Through the above analysis, pre-transplantation splenectomy is recommended in cases with risky PHT patients without appropriate source of liver for LT. But one thing to note is that as a “re-operation” the splenectomy is often associated with more difficult dissection due to adhesions. We subjectively believed the transplant operation was perhaps more difficult in the splenectomy group. Although the average time spent on Sp(−) was less than group Sp(+), there was no statistic difference between operative times and intraoperative blood loss. Finally, we believe that adhesion does have some effect on group Sp(+), but it is not obvious.

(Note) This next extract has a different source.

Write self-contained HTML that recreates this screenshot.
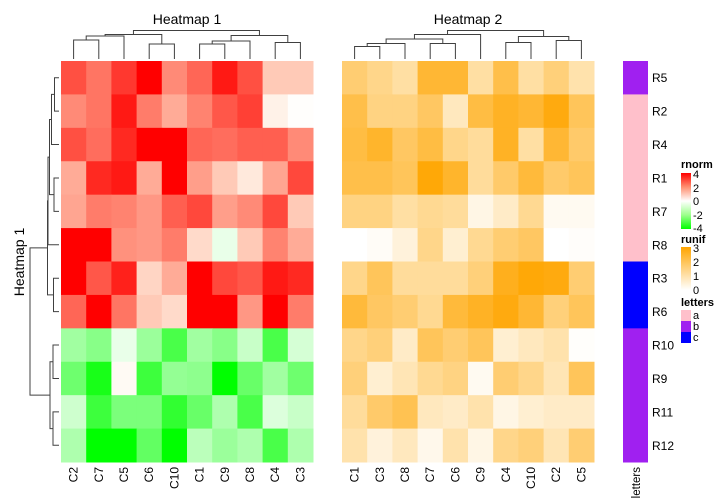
<!DOCTYPE html>
<html><head><meta charset="utf-8"><style>
html,body{margin:0;padding:0;background:#fff}
svg{display:block;font-family:"Liberation Sans",sans-serif}
</style></head><body>
<svg id="chart" width="720" height="504" viewBox="0 0 720 504" xmlns="http://www.w3.org/2000/svg">
<text x="187" y="24" font-size="14" text-anchor="middle">Heatmap 1</text>
<text x="468" y="24" font-size="14" text-anchor="middle">Heatmap 2</text>
<text transform="translate(24,262) rotate(-90)" font-size="14" text-anchor="middle">Heatmap 1</text>
<g id="legend">
<defs>
<linearGradient id="gr" x1="0" y1="0" x2="0" y2="1"><stop offset="0" stop-color="#ff0000"/><stop offset="0.25" stop-color="#ff8f70"/><stop offset="0.5" stop-color="#ffffff"/><stop offset="0.75" stop-color="#9cff8c"/><stop offset="1" stop-color="#00ff00"/></linearGradient>
<linearGradient id="go" x1="0" y1="0" x2="0" y2="1"><stop offset="0" stop-color="#ffa500"/><stop offset="1" stop-color="#ffffff"/></linearGradient>
</defs>
<text x="681" y="168" font-size="11" font-weight="bold">rnorm</text>
<rect x="681" y="173" width="10" height="56" fill="url(#gr)"/>
<text x="693" y="178" font-size="11">4</text>
<text x="693" y="192" font-size="11">2</text>
<text x="693" y="205" font-size="11">0</text>
<text x="693" y="219" font-size="11">-2</text>
<text x="693" y="232" font-size="11">-4</text>
<text x="681" y="243" font-size="11" font-weight="bold">runif</text>
<rect x="681" y="247" width="10" height="43" fill="url(#go)"/>
<text x="693" y="252" font-size="11">3</text>
<text x="693" y="266" font-size="11">2</text>
<text x="693" y="280" font-size="11">1</text>
<text x="693" y="294" font-size="11">0</text>
<text x="681" y="306" font-size="11" font-weight="bold">letters</text>
<rect x="681" y="310" width="10" height="11" fill="#ffc0cb"/>
<rect x="681" y="321" width="10" height="11" fill="#a020f0"/>
<rect x="681" y="332" width="10" height="11" fill="#0000ff"/>
<text x="693" y="319" font-size="11">a</text>
<text x="693" y="330" font-size="11">b</text>
<text x="693" y="341" font-size="11">c</text>
</g>
</svg>
<script>
const rowLabels=["R5","R2","R4","R1","R7","R8","R3","R6","R10","R9","R11","R12"];
const cols1=["C2","C7","C5","C6","C10","C1","C9","C8","C4","C3"];
const cols2=["C1","C3","C8","C7","C6","C9","C4","C10","C2","C5"];
const letters=["b","a","a","a","a","a","c","c","b","b","b","b"];
const rnorm=[
[3.0,2.5,3.3,4.5,2.2,2.7,3.7,3.0,1.2,1.2],
[2.2,2.5,3.7,2.4,1.7,2.3,2.9,3.2,0.4,0.05],
[3.0,2.6,3.5,4.5,4.5,2.7,2.6,2.8,2.8,2.2],
[1.7,3.5,3.7,1.7,4.5,1.9,1.2,0.6,1.8,3.1],
[1.8,2.4,2.3,2.0,2.8,3.1,1.9,2.2,3.1,1.2],
[4.5,4.5,2.1,2.0,2.4,0.9,-0.3,1.2,2.3,1.7],
[4.5,2.9,3.6,1.0,1.7,4.5,3.1,2.9,3.7,3.5],
[2.7,4.5,2.5,1.2,0.9,4.5,4.5,2.0,4.5,2.4],
[-1.4,-1.8,-0.3,-1.5,-2.8,-1.4,-1.8,-0.8,-2.8,-0.6],
[-2.2,-3.6,0.2,-3.0,-1.6,-1.7,-4.5,-2.3,-1.4,-2.2],
[-0.7,-3.0,-2.0,-2.0,-3.2,-2.3,-1.2,-2.8,-0.5,-0.8],
[-1.2,-4.5,-4.5,-2.4,-4.5,-1.0,-1.5,-1.2,-2.8,-1.2]];
const runif=[
[1.5,1.2,0.9,2.3,2.3,0.9,2.0,0.9,1.4,0.8],
[2.0,1.3,1.3,1.7,0.6,2.1,2.5,2.3,2.8,1.8],
[2.1,2.4,1.7,2.1,1.2,1.0,2.5,0.9,2.3,1.6],
[2.0,2.0,1.8,2.9,2.4,1.0,1.6,2.2,1.6,1.8],
[1.3,1.3,0.9,1.1,1.0,0.2,0.5,1.1,0.1,0.1],
[0.0,0.05,0.3,1.2,0.4,1.1,1.5,1.7,0.0,0.03],
[1.2,1.8,1.0,1.0,1.0,1.4,2.6,2.9,2.8,1.5],
[2.2,1.7,1.5,1.1,2.2,2.5,2.8,2.3,1.4,1.8],
[1.2,1.4,0.5,1.8,1.5,1.8,0.4,0.6,0.8,0.02],
[1.4,0.4,0.7,1.1,1.3,0.1,1.5,1.2,0.7,1.8],
[1.0,1.6,1.9,0.6,0.5,0.8,0.2,0.4,0.5,0.5],
[0.8,0.3,0.6,0.15,0.8,0.2,1.2,1.4,0.7,1.5]];
// dendrogram merges: [left, right, height]; negative = leaf index, positive = earlier merge (1-based)
const dend1=[[-1,-2,19],[1,-3,23],[-4,-5,15],[2,3,24.5],[-6,-7,15],[5,-8,18],[-9,-10,16.5],[6,7,23.5],[4,8,28.5]];
const dend2=[[-1,-2,12.5],[1,-3,15.5],[-4,-5,15.5],[2,3,20],[4,-6,24.5],[-7,-8,16.5],[-9,-10,18.5],[6,7,22.5],[5,8,28.5]];
const dendR=[[-1,-2,4.5],[1,-3,7.5],[-4,-5,5],[2,3,9.5],[4,-6,11],[-7,-8,5.5],[5,6,11.5],[-9,-10,6],[-11,-12,6],[8,9,9],[7,10,29]];

const NS="http://www.w3.org/2000/svg";
const svg=document.getElementById('chart');
const top0=61, bot0=462, rowH=(bot0-top0)/rowLabels.length;
const x1=61, x2=342, hmW=252, colW=hmW/10;
function yRow(i){return top0+i*rowH;}
function xCol(x0,j){return x0+j*colW;}
function mixP(c,t,ps){t=Math.max(0,Math.min(1,t));return c.map((v,k)=>Math.round(255-(255-v)*Math.pow(t,ps[k])));}
function colR(v){return v>=0?mixP([255,0,0],v/4,[1,1.3,1.05]):mixP([0,255,0],-v/4,[0.95,1,0.95]);}
function colO(v){return mixP([255,165,0],v/3,[1,0.85,0.85]);}
function el(tag,attrs,parent){const e=document.createElementNS(NS,tag);for(const k in attrs)e.setAttribute(k,attrs[k]);(parent||svg).appendChild(e);return e;}

function drawHeat(x0,data,cf,cols,name){
  const g=el('g',{});
  
  
  data.forEach((row,i)=>row.forEach((v,j)=>{
    const c=cf(v);
    const r=el('rect',{x:xCol(x0,j),y:yRow(i),width:colW+0.5,height:rowH+0.5,fill:`rgb(${c[0]},${c[1]},${c[2]})`},g);
    
    
  }));
  cols.forEach((c,j)=>{
    const cx=xCol(x0,j)+colW/2+4;
    const t=el('text',{transform:`translate(${cx},467) rotate(-90)`,'font-size':12,'text-anchor':'end'},svg);
    t.textContent=c;
    
    
  });
}
drawHeat(x1,rnorm,colR,cols1,'heatmap-1');
drawHeat(x2,runif,colO,cols2,'heatmap-2');

const annColors={a:"#ffc0cb",b:"#a020f0",c:"#0000ff"};
letters.forEach((l,i)=>{
  const r=el('rect',{x:623,y:yRow(i),width:25,height:rowH+0.5,fill:annColors[l]});
  
  
  const t=el('text',{x:652,y:yRow(i)+rowH/2+4.5,'font-size':12});
  t.textContent=rowLabels[i];
  
  
});
const lt=el('text',{transform:'translate(640,467) rotate(-90)','font-size':11.5,'text-anchor':'end'});
lt.textContent='letters';



function drawDend(merges,leafPos,base,dir,name){
  const g=el('g',{stroke:'#404040','stroke-width':1,fill:'none'});
  
  
  const nodes=[];
  function get(k){return k<0?{p:leafPos(-k-1),h:0}:nodes[k-1];}
  merges.forEach(m=>{
    const a=get(m[0]),b=get(m[1]),h=m[2];
    let d;
    if(dir==='top'){const yh=base-h;
      d=`M${a.p},${base-a.h}V${yh}H${b.p}V${base-b.h}`;}
    else{const xh=base-h;
      d=`M${base-a.h},${a.p}H${xh}V${b.p}H${base-b.h}`;}
    el('path',{d:d},g);
    nodes.push({p:(a.p+b.p)/2,h:h});
  });
}
drawDend(dend1,i=>x1+colW*(i+0.5),59,'top','column-dendrogram-1');
drawDend(dend2,i=>x2+colW*(i+0.5),59,'top','column-dendrogram-2');
drawDend(dendR,i=>top0+rowH*(i+0.5),59,'left','row-dendrogram');
</script>
</body></html>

Our study has several limitations. First, we performed our analysis using only about 82 cases in the Sp(+) group. The limited number of patients may underlie the lack of significant differences and a larger multicenter study should investigate this matter further. Second, these data were retrospectively collected and analyzed, and a prospective clinical investigation should be performed to evaluate the role of splenectomy in this context.